Given instruction →
Copy the listing verbatim, excluding any images found in it.

Collected material →
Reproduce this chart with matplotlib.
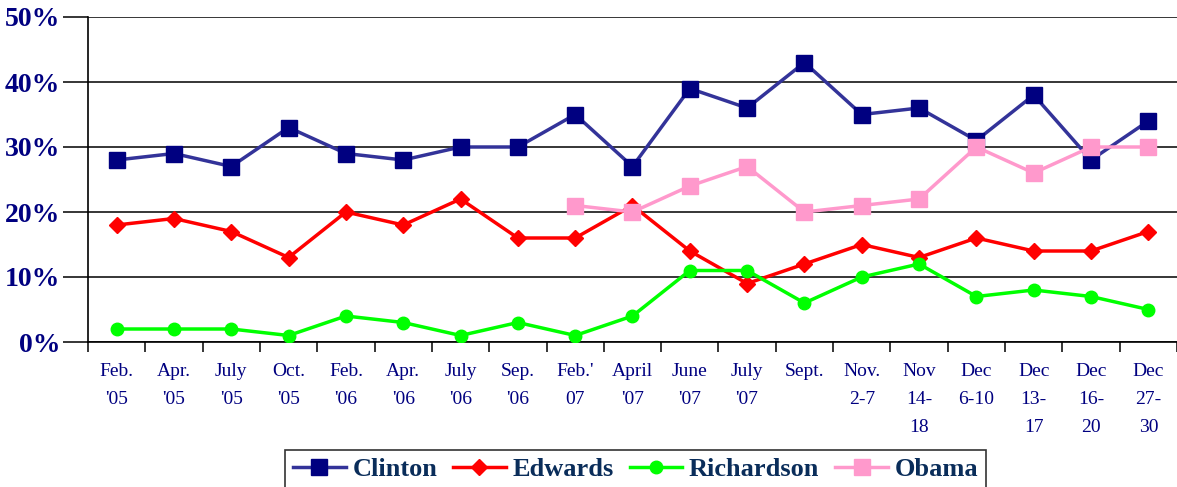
import numpy as np
import matplotlib.pyplot as plt
from matplotlib.ticker import FixedLocator, PercentFormatter

labels = ["Feb.\n'05", "Apr.\n'05", "July\n'05", "Oct.\n'05", "Feb.\n'06", "Apr.\n'06",
          "July\n'06", "Sep.\n'06", "Feb.'\n07", "April\n'07", "June\n'07", "July\n'07",
          "Sept.\n", "Nov.\n2-7", "Nov\n14-\n18", "Dec\n6-10", "Dec\n13-\n17",
          "Dec\n16-\n20", "Dec\n27-\n30"]

clinton = [28, 29, 27, 33, 29, 28, 30, 30, 35, 27, 39, 36, 43, 35, 36, 31, 38, 28, 34]
edwards = [18, 19, 17, 13, 20, 18, 22, 16, 16, 21, 14, 9, 12, 15, 13, 16, 14, 14, 17]
richardson = [2, 2, 2, 1, 4, 3, 1, 3, 1, 4, 11, 11, 6, 10, 12, 7, 8, 7, 5]
obama = [np.nan] * 8 + [21, 20, 24, 27, 20, 21, 22, 30, 26, 30, 30]

navy = "#000080"
serif = ["Liberation Serif", "DejaVu Serif"]

fig = plt.figure(figsize=(11.77, 4.87), dpi=100)
ax = fig.add_axes([88 / 1177, 1 - 342 / 487, 1 - 88 / 1177, (342 - 17) / 487])

x = np.arange(len(labels))
ax.plot(x, clinton, color="#333399", lw=2.5, marker="s", ms=11, mfc=navy, mec=navy, label="Clinton", zorder=3)
ax.plot(x, edwards, color="#ff0000", lw=2.5, marker="D", ms=8, mfc="#ff0000", mec="#ff0000", label="Edwards", zorder=4)
ax.plot(x, richardson, color="#00ff00", lw=2.5, marker="o", ms=9, mfc="#00ff00", mec="#00ff00", label="Richardson", zorder=5)
ax.plot(x, obama, color="#ff99cc", lw=2.5, marker="s", ms=11, mfc="#ff99cc", mec="#ff99cc", label="Obama", zorder=6)

ax.set_xlim(-0.5, len(labels) - 0.5)
ax.set_ylim(0, 50)
ax.set_yticks(range(0, 51, 10))
ax.yaxis.set_major_formatter(PercentFormatter(decimals=0))
ax.grid(axis="y", color="black", lw=1.1, zorder=0)
ax.set_axisbelow(True)

ax.set_xticks(x)
ax.set_xticklabels(labels, fontfamily=serif, fontsize=14, color=navy, linespacing=1.85, va="top")
ax.xaxis.set_minor_locator(FixedLocator(np.arange(-0.5, len(labels), 1.0)))
ax.tick_params(axis="x", which="major", length=0, pad=15)
ax.tick_params(axis="x", which="minor", length=7, width=1.1, color="black")
ax.tick_params(axis="y", length=18, width=1.1, color="black", pad=2)
for t in ax.get_yticklabels():
    t.set_fontfamily(serif)
    t.set_fontsize(20)
    t.set_fontweight("bold")
    t.set_color(navy)

for side in ["top", "right"]:
    ax.spines[side].set_visible(False)
for side in ["left", "bottom"]:
    ax.spines[side].set_linewidth(1.2)
    ax.spines[side].set_color("black")

leg = fig.legend(loc="upper center", bbox_to_anchor=(0.54, 1 - 450 / 487), ncol=4,
                 prop={"family": serif, "size": 19, "weight": "bold"}, frameon=True,
                 fancybox=False, edgecolor="black", handlelength=2.0, handletextpad=0.25,
                 columnspacing=0.6, borderpad=0.3, borderaxespad=0)
leg.get_frame().set_linewidth(1.2)
for t in leg.get_texts():
    t.set_color("#0a2d5a")

fig.savefig("out.png", dpi=100)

Task solution →
Reproduce this chart with matplotlib.
import numpy as np
import matplotlib.pyplot as plt
from matplotlib.ticker import FixedLocator, PercentFormatter

labels = ["Feb.\n'05", "Apr.\n'05", "July\n'05", "Oct.\n'05", "Feb.\n'06", "Apr.\n'06",
          "July\n'06", "Sep.\n'06", "Feb.'\n07", "April\n'07", "June\n'07", "July\n'07",
          "Sept.\n", "Nov.\n2-7", "Nov\n14-\n18", "Dec\n6-10", "Dec\n13-\n17",
          "Dec\n16-\n20", "Dec\n27-\n30"]

clinton = [28, 29, 27, 33, 29, 28, 30, 30, 35, 27, 39, 36, 43, 35, 36, 31, 38, 28, 34]
edwards = [18, 19, 17, 13, 20, 18, 22, 16, 16, 21, 14, 9, 12, 15, 13, 16, 14, 14, 17]
richardson = [2, 2, 2, 1, 4, 3, 1, 3, 1, 4, 11, 11, 6, 10, 12, 7, 8, 7, 5]
obama = [np.nan] * 8 + [21, 20, 24, 27, 20, 21, 22, 30, 26, 30, 30]

navy = "#000080"
serif = ["Liberation Serif", "DejaVu Serif"]

fig = plt.figure(figsize=(11.77, 4.87), dpi=100)
ax = fig.add_axes([88 / 1177, 1 - 342 / 487, 1 - 88 / 1177, (342 - 17) / 487])

x = np.arange(len(labels))
ax.plot(x, clinton, color="#333399", lw=2.5, marker="s", ms=11, mfc=navy, mec=navy, label="Clinton", zorder=3)
ax.plot(x, edwards, color="#ff0000", lw=2.5, marker="D", ms=8, mfc="#ff0000", mec="#ff0000", label="Edwards", zorder=4)
ax.plot(x, richardson, color="#00ff00", lw=2.5, marker="o", ms=9, mfc="#00ff00", mec="#00ff00", label="Richardson", zorder=5)
ax.plot(x, obama, color="#ff99cc", lw=2.5, marker="s", ms=11, mfc="#ff99cc", mec="#ff99cc", label="Obama", zorder=6)

ax.set_xlim(-0.5, len(labels) - 0.5)
ax.set_ylim(0, 50)
ax.set_yticks(range(0, 51, 10))
ax.yaxis.set_major_formatter(PercentFormatter(decimals=0))
ax.grid(axis="y", color="black", lw=1.1, zorder=0)
ax.set_axisbelow(True)

ax.set_xticks(x)
ax.set_xticklabels(labels, fontfamily=serif, fontsize=14, color=navy, linespacing=1.85, va="top")
ax.xaxis.set_minor_locator(FixedLocator(np.arange(-0.5, len(labels), 1.0)))
ax.tick_params(axis="x", which="major", length=0, pad=15)
ax.tick_params(axis="x", which="minor", length=7, width=1.1, color="black")
ax.tick_params(axis="y", length=18, width=1.1, color="black", pad=2)
for t in ax.get_yticklabels():
    t.set_fontfamily(serif)
    t.set_fontsize(20)
    t.set_fontweight("bold")
    t.set_color(navy)

for side in ["top", "right"]:
    ax.spines[side].set_visible(False)
for side in ["left", "bottom"]:
    ax.spines[side].set_linewidth(1.2)
    ax.spines[side].set_color("black")

leg = fig.legend(loc="upper center", bbox_to_anchor=(0.54, 1 - 450 / 487), ncol=4,
                 prop={"family": serif, "size": 19, "weight": "bold"}, frameon=True,
                 fancybox=False, edgecolor="black", handlelength=2.0, handletextpad=0.25,
                 columnspacing=0.6, borderpad=0.3, borderaxespad=0)
leg.get_frame().set_linewidth(1.2)
for t in leg.get_texts():
    t.set_color("#0a2d5a")

fig.savefig("out.png", dpi=100)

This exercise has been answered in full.